Ein anderer Franzose, Denis Papin, zuletzt Professor in Marburg, hat 1690 und 1695 einen Dampfapparat geschaffen, welcher mit der heutigen Kolbendampfmaschine große Aehnlichkeit hatte, aber dessen praktische Verwendbarkeit durch mancherlei Mängel beeinträchtigt wurde. Den ersten praktischen Apparat, der zur Hebung des Grubenwassers in den Bergwerken benutzt wurde, baute der Engländer Thomas Savery. Alle Ehren eines Erfinders der Dampfmaschine werden indes seit langer Zeit auf das Haupt des Schotten James Watt (1736–1819) gehäuft, welcher den ganzen Gang der Entwicklung dieser Erfindung eifrig studierte und auf die Lösung ihrer Probleme zu praktischen Zwecken seinen ganzen Eifer verwandte. Er führte den Dampf als Betriebskraft in die gewerbliche Praxis ein und erzielte damit als Associé des reichen Fabrikanten Boulton in Birmingham glänzende Resultate. Er erhielt viele Patente für wichtige Verbesserungen der Dampfapparate, und die Dampfmaschine, wie sie heutigestags besteht, ist aus seinen Studien und Erfindungen hervorgegangen.
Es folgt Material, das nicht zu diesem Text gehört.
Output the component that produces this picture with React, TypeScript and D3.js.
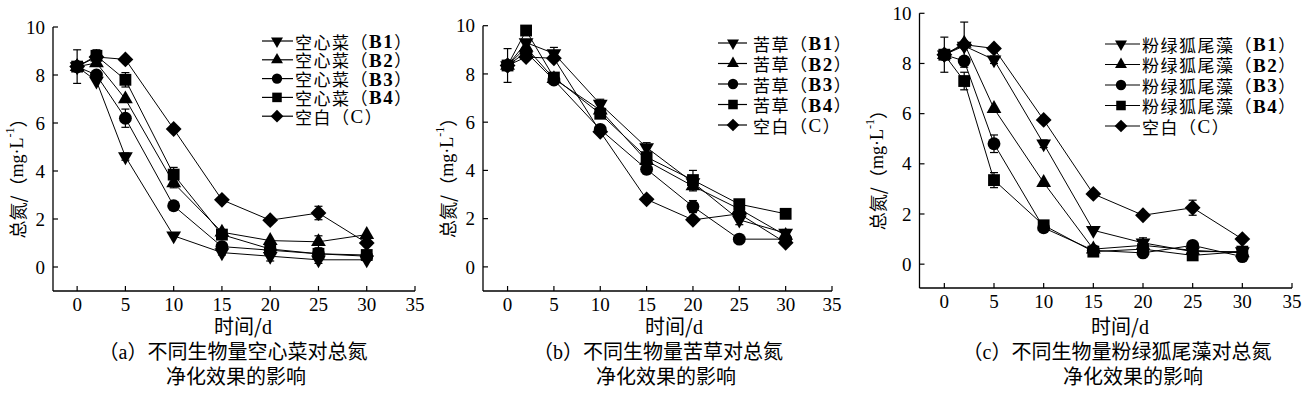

Doch über die erfolgreichen Männer, die einer Erfindung ihren Namen und die letzte Vollendung geben, soll man nicht die Vorläufer vergessen, in denen zuerst die Keimkraft bahnbrechender Gedanken lebendig war, und zu diesen gehört auch Salomon de Caus, der lange der Vergessenheit anheimgefallen war. Unglück genug für einen in großen Dingen grundlegenden Erfinder; es bedurfte nicht erst der grellen Schicksalsverkettungen, in welche die romantische Legende sein Bild hineingezeichnet hat! Rudolf von Gottschall.     


In falscher Stellung.

Ein Mahnwort an deutsche Lehrerinnen von Helene Adelmann–London.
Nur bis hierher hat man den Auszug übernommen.